Certains à gauche pointent des racines économiques ou sociales à la criminalité ; d'autres à droite voient dans l'immigration et/ou les origines ethniques ou culturelles un facteur majeur de la propension à la délinquance ou au crime. Que nous apprennent là encore les données américaines sur le sujet ? 

Mathieu Zagrodzki : Les Etats-Unis ont ceci d’intéressant qu’ils permettent de traiter la question ethnique en disposant de données, puisque celles-ci sont collectées de manière officielle et légale. Ce que l’on apprend déjà, c’est que les Américains commettent plus d’homicides que les Européens, et ce quel que soit le groupe ethnique. Les Blancs américains ont par exemple un taux d’homicide peu ou prou deux fois supérieur à celui de la France. Ensuite, les Afro-Américains sont surreprésentés parmi les auteurs et les victimes d’homicides, en constituant plus de la moitié dans les deux cas alors qu’ils ne sont que 13 % parmi la population américaine. Comme je l’ai dit précédemment, les causalités d’un phénomène comme l’homicide sont nombreuses et se recoupent souvent, comme c’est le cas pour le statut socio-économique et l’origine ethno-raciale. Il existe là-aussi une multitude d’études, qui démontrent que la pauvreté est un facteur déterminant, ce qui explique cette surreprésentation de la communauté noire. Elle est porteuse d’autres conséquences néfastes sur le plan scolaire ou celui de la stabilité familiale. Mais il y a un facteur aggravant dans le cas américain, à savoir l’importante ségrégation spatiale : les Noirs sont concentrés dans des espaces urbains souvent caractérisés par une grande violence et la présence de trafics, ce qui fait que les très jeunes y sont exposés et sont donc plus susceptibles de reproduire de tels comportements ou d’avoir de mauvaises fréquentations qui vont les entraîner dans cette spirale. C’est une question qui demeure irrésolue depuis des décennies aux Etats-Unis et par exemple parfaitement relatée dans une série comme « The Wire ». 

Georges Fenech : Le lien qui est fait entre des populations d'origine étrangère et la criminalité ne peut être nié. En France, on l’a nié beaucoup trop longtemps. Il y a 24 % de détenus étrangers dans nos prisons, alors que les étrangers représentent un peu plus de 7% de la population en France. Il y a une sur représentativité de la population étrangère, clandestine surtout, dans les chiffres de la délinquance.

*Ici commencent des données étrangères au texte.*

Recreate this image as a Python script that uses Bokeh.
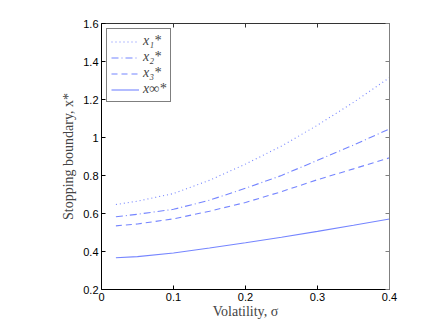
from bokeh.plotting import figure
from bokeh.models import (LinearAxis, FixedTicker, CustomJSTickFormatter, Range1d,
                          Legend, LegendItem)
from bokeh.embed import file_html
from bokeh.resources import INLINE

# Data
sigma = [0.02, 0.05, 0.10, 0.15, 0.20, 0.25, 0.30, 0.35, 0.40]
x1 = [0.647, 0.665, 0.705, 0.775, 0.860, 0.955, 1.065, 1.185, 1.315]
x2 = [0.583, 0.596, 0.622, 0.670, 0.733, 0.800, 0.880, 0.960, 1.045]
x3 = [0.535, 0.545, 0.572, 0.612, 0.658, 0.715, 0.778, 0.835, 0.893]
xinf = [0.367, 0.373, 0.392, 0.418, 0.446, 0.475, 0.506, 0.538, 0.571]
series_labels = ["x\u2081*", "x\u2082*", "x\u2083*", "x\u221e*"]
x_ticks = [0, 0.1, 0.2, 0.3, 0.4]
y_ticks = [0.2, 0.4, 0.6, 0.8, 1.0, 1.2, 1.4, 1.6]

p = figure(width=421, height=321, output_backend="svg", toolbar_location=None,
           x_range=Range1d(0, 0.4), y_range=Range1d(0.2, 1.6),
           min_border_left=101, min_border_right=32, min_border_top=23,
           min_border_bottom=27)
p.grid.visible = False
p.outline_line_color = None
p.background_fill_color = "white"
p.border_fill_color = "white"

fmt = CustomJSTickFormatter(code="return tick.toFixed(1).replace(/\\.0$/, '');")

def style_axis(ax, ticks, show_labels=True, color="black"):
    ax.ticker = FixedTicker(ticks=ticks)
    ax.formatter = fmt
    ax.major_tick_in = 4
    ax.major_tick_out = 0
    ax.minor_tick_in = 0
    ax.minor_tick_out = 0
    ax.axis_line_color = color
    ax.major_tick_line_color = color
    ax.major_label_text_font = "Liberation Sans"
    ax.major_label_text_font_size = "11px"
    ax.major_label_text_color = "black" if show_labels else None
    ax.major_label_standoff = 3

style_axis(p.xaxis[0], x_ticks)
style_axis(p.yaxis[0], y_ticks)
p.xaxis[0].axis_label = "Volatility, \u03c3"
p.yaxis[0].axis_label = "Stopping boundary, x*"
for ax in (p.xaxis[0], p.yaxis[0]):
    ax.axis_label_text_font = "Liberation Serif"
    ax.axis_label_text_font_style = "normal"
    ax.axis_label_text_font_size = "14px"
    ax.axis_label_standoff = 4
p.xaxis[0].axis_label_standoff = 0

top = LinearAxis()
style_axis(top, x_ticks, show_labels=False, color="#333333")
p.add_layout(top, "above")
right = LinearAxis()
style_axis(right, y_ticks, show_labels=False, color="#808080")
p.add_layout(right, "right")
for ax in (top, right):
    ax.major_label_text_font_size = "0px"
    ax.major_label_standoff = 0

color = "#7585ff"
r1 = p.line(sigma, x1, line_color=color, line_width=1.1, line_dash="1 3")
r2 = p.line(sigma, x2, line_color=color, line_width=1.1, line_dash="7 3 1 3")
r3 = p.line(sigma, x3, line_color=color, line_width=1.1, line_dash="6 4")
r4 = p.line(sigma, xinf, line_color=color, line_width=1.1)

legend = Legend(items=[LegendItem(label=l, renderers=[r])
                       for l, r in zip(series_labels, [r1, r2, r3, r4])],
                location="top_left")
legend.border_line_color = "black"
legend.border_line_width = 1
legend.label_text_font = "Liberation Serif"
legend.label_text_font_style = "italic"
legend.label_text_font_size = "14px"
legend.glyph_width = 28
legend.glyph_height = 15
legend.label_height = 15
legend.label_standoff = 4
legend.spacing = 0
legend.padding = 4
legend.margin = 5
p.add_layout(legend, "center")

open("out.html", "w").write(file_html(p, INLINE))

Une politique pénale plus ou moins sévère a-t-elle un impact sur le niveau de délinquance et de criminalité d'un pays ?

Georges Fenech : C’est évident ! Une politique pénale doit marcher sur ses deux jambes : une politique de prévention et une politique de répression. Si vous ne faites que de la prévention, qui était notre tentation depuis quatre décennies, cela ne peut pas fonctionner. Si vous ne faites que de la répression, ça n'a pas de sens non plus. Il faut donc rééquilibrer la politique pénale autour de ces deux piliers. La meilleure des préventions reste quand même la certitude de la répression. Les peines prononcées, lorsqu'il y a une certaine gravité, sont peu ou prou exécutées compte tenu du déficit d'établissements pénitentiaires et de centres éducatifs fermés. 

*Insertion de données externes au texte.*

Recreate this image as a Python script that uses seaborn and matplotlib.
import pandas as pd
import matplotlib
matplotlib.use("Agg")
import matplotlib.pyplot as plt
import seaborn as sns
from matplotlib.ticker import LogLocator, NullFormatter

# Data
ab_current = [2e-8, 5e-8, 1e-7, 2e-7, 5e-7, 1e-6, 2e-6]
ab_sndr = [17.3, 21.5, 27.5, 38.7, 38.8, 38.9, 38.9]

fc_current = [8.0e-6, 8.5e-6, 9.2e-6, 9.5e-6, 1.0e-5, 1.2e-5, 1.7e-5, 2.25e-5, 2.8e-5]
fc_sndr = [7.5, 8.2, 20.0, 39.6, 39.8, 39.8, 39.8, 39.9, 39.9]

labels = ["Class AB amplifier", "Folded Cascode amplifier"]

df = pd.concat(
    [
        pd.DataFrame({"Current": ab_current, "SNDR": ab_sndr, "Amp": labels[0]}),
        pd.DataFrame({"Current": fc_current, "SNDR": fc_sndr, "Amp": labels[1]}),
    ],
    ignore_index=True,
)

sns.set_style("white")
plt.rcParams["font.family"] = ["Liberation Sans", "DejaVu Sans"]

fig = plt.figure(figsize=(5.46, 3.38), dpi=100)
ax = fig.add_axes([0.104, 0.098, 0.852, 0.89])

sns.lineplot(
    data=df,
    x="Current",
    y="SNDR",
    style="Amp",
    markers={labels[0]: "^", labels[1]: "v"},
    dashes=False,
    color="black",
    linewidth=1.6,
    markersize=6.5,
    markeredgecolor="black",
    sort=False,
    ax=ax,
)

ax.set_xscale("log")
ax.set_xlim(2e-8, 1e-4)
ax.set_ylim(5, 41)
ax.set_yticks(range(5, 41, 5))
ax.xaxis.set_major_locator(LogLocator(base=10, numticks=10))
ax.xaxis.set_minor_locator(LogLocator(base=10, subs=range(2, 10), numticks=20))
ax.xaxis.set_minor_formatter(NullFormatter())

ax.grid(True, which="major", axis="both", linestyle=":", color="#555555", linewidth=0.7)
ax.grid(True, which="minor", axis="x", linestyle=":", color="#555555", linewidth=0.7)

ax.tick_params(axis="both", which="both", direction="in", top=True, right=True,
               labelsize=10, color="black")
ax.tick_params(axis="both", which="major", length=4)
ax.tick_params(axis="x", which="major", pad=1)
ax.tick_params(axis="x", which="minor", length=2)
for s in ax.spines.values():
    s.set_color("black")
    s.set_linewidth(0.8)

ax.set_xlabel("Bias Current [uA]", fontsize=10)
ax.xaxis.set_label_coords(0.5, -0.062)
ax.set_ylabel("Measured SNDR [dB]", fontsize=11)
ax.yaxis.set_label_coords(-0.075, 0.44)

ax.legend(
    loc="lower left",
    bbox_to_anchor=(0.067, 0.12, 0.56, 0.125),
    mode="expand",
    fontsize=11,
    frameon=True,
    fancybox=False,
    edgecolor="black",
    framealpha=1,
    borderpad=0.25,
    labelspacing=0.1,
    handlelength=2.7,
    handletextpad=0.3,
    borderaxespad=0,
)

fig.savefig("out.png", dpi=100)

J'ai eu l'occasion de visiter aux États-Unis ce qu'on appelle là-bas les « bootcamps », notamment celui de Chicago. J'ai vu des jeunes placés dans des grands centres, sous l'autorité militaire, particulièrement disciplinés, faisant le parcours du combattant, l'appel au drapeau, le travail, les études, avec un respect total de leurs éducateurs militaires. Au bout d'un an, on leur remet des diplômes en présence des familles. Certains intègrent l'armée, d'autres vont chercher tout de suite un travail. Le taux de récidive tombe. Nous devrions réfléchir aussi à ces solutions. En revanche, aux États-Unis, il existe un système dans certains États, en tout cas extrêmement répressif, que je ne souhaiterais jamais voir appliquer en France. Certains États appliquent la règle du « three strikes and you are out », autrement dit à « la troisième faute vous êtes exclu de la société ». C'est extrêmement dur. Ce qui fait qu'aux États-Unis, vous avez un million de détenus. Rapporté à la population française, cela représenterait 600 000 détenus en France alors que nous en avons à peu près 70 000. Nous, nous sommes tombés dans l'autre excès, c'est à dire un excès de de laxisme. Cette fameuse culture de l'excuse qui a véritablement infiltré l’École nationale de la magistrature, les juridictions et toutes les générations de magistrats qui ont été culpabilisés de punir. On en voit les résultats catastrophiques, à tel point que nous sommes dans une société d'une violence aujourd'hui inédite. 

L’ensauvagement, thème de mon dernier livre, est bien là. Cela fait quatre décennies que cela dure. Historiquement, depuis les années 80, on a assisté à une longue descente aux enfers. Certains ont essayé d'avoir un discours plus conforme à la réalité. Je pense notamment à Jean-Pierre Chevènement qui déjà évoquait les sauvageons dans les années 90, mais personne n'en a tenu compte.